Réponse de l'exécutif aux attentats

Au cours du conseil des ministres, le ministre de l'Intérieur a également présenté un premier bilan de l'application de l'état d'urgence : ainsi 296 perquisitions administratives ont été effectuées dans les nuits du 15 et du 16 novembre au domicile "d'individus ayant attiré l'attention des services de police et de renseignement", au cours desquelles 40 armes ont été découvertes. 33 personnes ont été placées en garde à vue. Par ailleurs, 114 assignations à résidence ont été d'ores et déjà signées par le ministre.
La prolongation de l'état d'urgence est la première étape de la réponse de l'exécutif aux attentats du 13 novembre, avant une révision de la Constitution visant à inscrire dans la loi fondementale un "régime civil d'état de crise" qui "modernise" l'état d'urgence.
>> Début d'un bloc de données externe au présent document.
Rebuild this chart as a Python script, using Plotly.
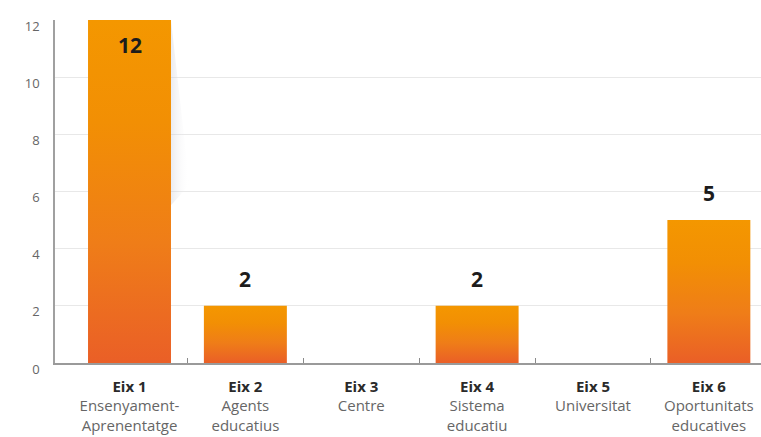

Stéphane le Foll, porte-parole du gouvernement a indiqué que le gouvernement souhaitait que cette révision soit finalisée avant le terme de l'état d'urgence, fin février.

Laurent Terrade

Référence : loi n° 55-385 du 3 avril 1955 relative à l'état d'urgence

La Ligue des droits de l'homme s'inquiète de l'instauration d'un "état d'urgence en permance"

Dans un communiqué publié mardi 17 novembre, la Ligue des droits de l'Homme (LDH) s'est inquiétée de l'instauration d'un "état d'urgence en permanence" après le discours de François Hollande devant le Congrès, déplorant une "logique de guerre" néfaste aux libertés individuelles.
"La LDH exprime son inquiétude face à des projets délibérés sur injonction, dans la précipitation et usant de l'émotion provoquée par les attentats commis." Elle déplore également des  mesures qui, "loin d'être limitées dans le temps, vont s'inscrire dans la durée comme l'actuel état d'urgence".
La LDH regrette "la rapidité avec laquelle le Parlement est sommé d'entériner" les mesures annoncées. "La logique de guerre qu'il [le président de la République] a mise en avant conduit à modifier en profondeur plusieurs aspects de l'Etat de droit", estime la LDH, notamment "la Constitution, la procédure pénale ou les règles de la nationalité". "Le pouvoir exécutif entend imposer sa vision d'une démocratie" où lui-même "l'emporte sur les autres pouvoirs et sur les libertés individuelles", ajoute la LDH, qui déplore qu'"une seule alternative" soit proposée, entre "un pouvoir fort ou le terrorisme, sans se préoccuper d'assurer la cohésion sociale et l'égalité des droits".